Energy management of complex buildings is a set of mutually connected energy branches (energy processes and installations) the aim of which is the production, transport, and distribution of energy carriers to consumers (e.g. office rooms and garages). Due to these connections, the energy management treated as a whole is characterized by features not displayed by particular energy branches considered separately [5]. Therefore, energy management of complex buildings can be considered as a system from the viewpoint of the oldest definition of system formulated by Aristotle [7].

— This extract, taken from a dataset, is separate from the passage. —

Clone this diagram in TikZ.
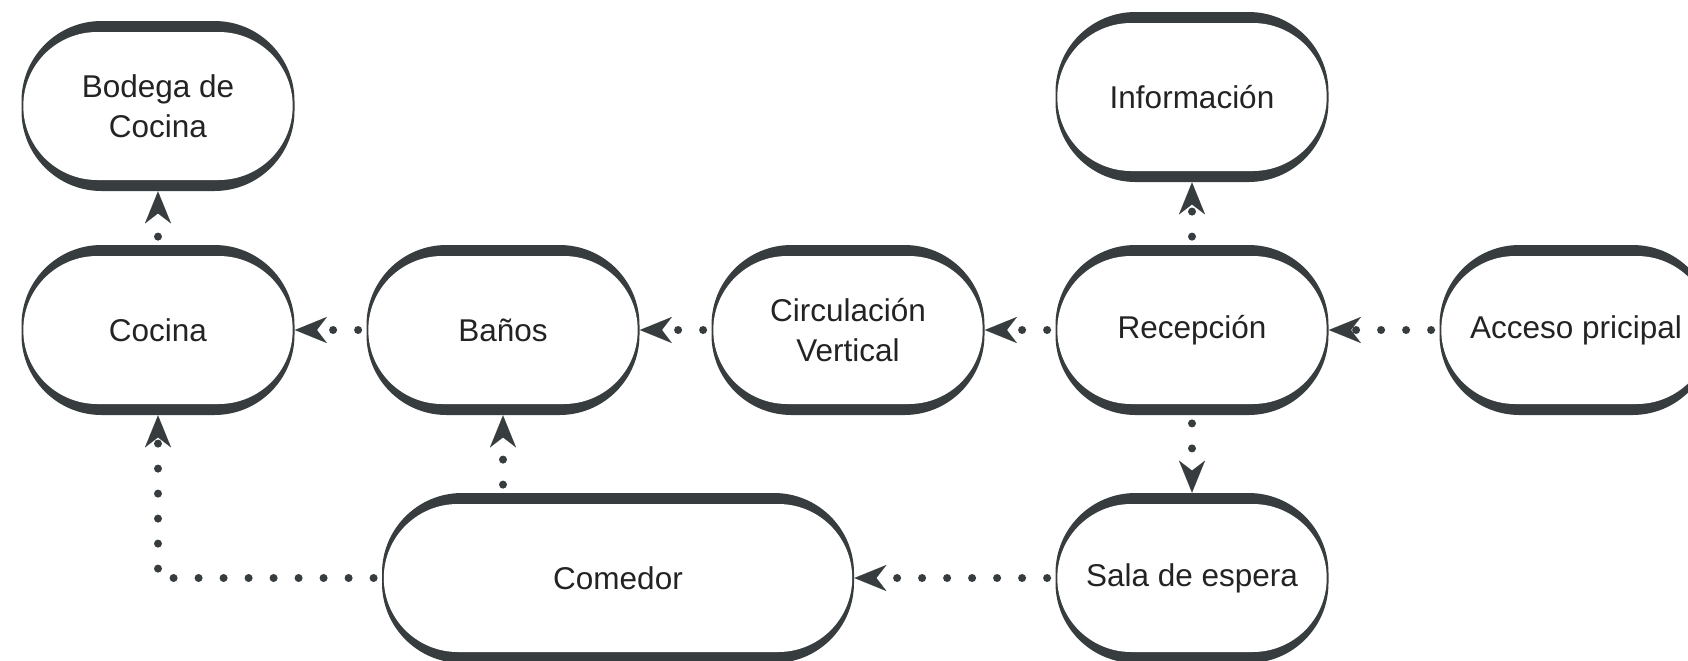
\documentclass[tikz,border=0pt]{standalone}
\usepackage{fontspec}
\setmainfont{Liberation Sans}
\usetikzlibrary{arrows.meta}
\definecolor{dk}{RGB}{55,60,62}
\definecolor{txt}{RGB}{35,35,35}
\tikzset{
  stad/.style={rectangle, rounded corners=40pt, minimum height=85pt,
    minimum width=136.5pt, inner sep=0pt, fill=dk, align=center,
    text=txt, font=\fontsize{15.75}{20}\selectfont,
    path picture={\fill[white, rounded corners=37pt]
      ([xshift=0.9pt,yshift=-5.5pt]path picture bounding box.north west) rectangle
      ([xshift=-0.9pt,yshift=5.5pt]path picture bounding box.south east);}},
  conn/.style={draw=dk, line width=4pt, line cap=round,
    dash pattern=on 0pt off 12.5pt, shorten <=4pt,
    -{Stealth[length=16pt,width=13pt,inset=5pt,line width=0.01pt,round]}},
}
\begin{document}
\begin{tikzpicture}[x=0.5pt,y=-0.5pt]
\useasboundingbox (0,0) rectangle (1688,660);
\clip (0,0) rectangle (1688,660);
\fill[white] (0,0) rectangle (1688,660);
\node[stad] (bod) at (158,106) {Bodega de\\Cocina};
\node[stad] (coc) at (158,330) {Cocina};
\node[stad] (ban) at (503,330) {Baños};
\node[stad] (cir) at (848,330) {Circulación\\Vertical};
\node[stad] (rec) at (1192,330) {Recepción};
\node[stad] (acc) at (1576,330) {Acceso pricipal};
\node[stad] (inf) at (1192,97) {Información};
\node[stad, minimum width=236pt] (com) at (618,578) {Comedor};
\node[stad] (sal) at (1192,578) {Sala de espera};
\draw[conn] (coc.north) -- (bod.south);
\draw[conn] (ban.west) -- (coc.east);
\draw[conn] (cir.west) -- (ban.east);
\draw[conn] (rec.west) -- (cir.east);
\draw[conn] (acc.west) -- (rec.east);
\draw[conn] (rec.north) -- (inf.south);
\draw[conn] (rec.south) -- (sal.north);
\draw[conn] (sal.west) -- (com.east);
\draw[conn] (com.north -| ban.south) -- (ban.south);
\draw[conn] (com.west) -| (coc.south);
\end{tikzpicture}
\end{document}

Supply of Heat, Cogeneration, and Trigeneration

Complex buildings belong to the municipal sector of the domestic economy, whose share in the demand for final energy carriers is considerable. The demand for final energy carriers (electricity and heat) can be covered by centralized supplies or distributed energy systems and also by both of them jointly.

Large Energy Systems

Complex buildings belong to large energy systems, which are continuously developing artificial systems with a hierarchical structure. The chief system in the hierarchy is the domestic energy system divided into five subsystems, four of which (solid fuels, liquid fuels, gaseous, and electro-energy systems) comprise the whole country and the fifth one—the thermal energy system—is a set of municipal, industrial-municipal, and industrial systems of feeding heat carriers (hot water and steam). The subsystem of transporting and transmission of primary and final energy carriers is the next stage in the hierarchical structure. Lower stages are centers of the supply of final energy carriers. A still lower stage comprises the consumers of final energy, among them complex buildings.

Systems Analysis of the Exploitation of Energy Management in Complex Buildings: Examples of Applications

Chapter 7 is devoted to practical applications of the mathematical models described in the previous chapter. The analysis in this chapter concerns a typical office building situated in Warsaw. The subsystem of consumers comprises office rooms, auxiliary rooms, garages, and standard equipment of the building. Six kinds of energy carriers are produced in the energy subsystem, viz., the cooling agent, hot process water with a temperature of 85/55 and 60/45 °C, hot tap water, air from the air-conditioning unit, and ventilation air for the garages. Electricity, heat, natural gas, and drinking water are supplied entirely from outside. The annual energy balance has been set up according to the input–output model of direct energy consumption. The balance of cumulative energy consumption has been struck based on the values of the indices of cumulative energy consumption of supplies from outside. The share of office rooms in the total cumulative energy consumption of the office building under consideration amounts to about two thirds. Cumulative energy consumption is dominated by electricity, which exceeds 75 % of the total. The share of cumulative energy consumption which changes the heat from the heating plant amounts to about 20 %. The analysis of cumulative emissions concerns NOx and CO2. The input data are indices of cumulative emissions charging the supplies from outside. In the case of both NOx and CO2 emissions, office rooms dominate (accounting for more than 50 % of those emissions). The analysis of thermo-ecological costs, like the analyses of cumulative energy consumption and cumulative emissions, is based on the principle of weak connections and denotes that office rooms also account for more than 50 % of those costs, and electricity and heat supplied from outside amount to about 96 % of the thermo-ecological cost of the analysed office building (68.4 of electricity and 27.6 % of heat from the heating plant).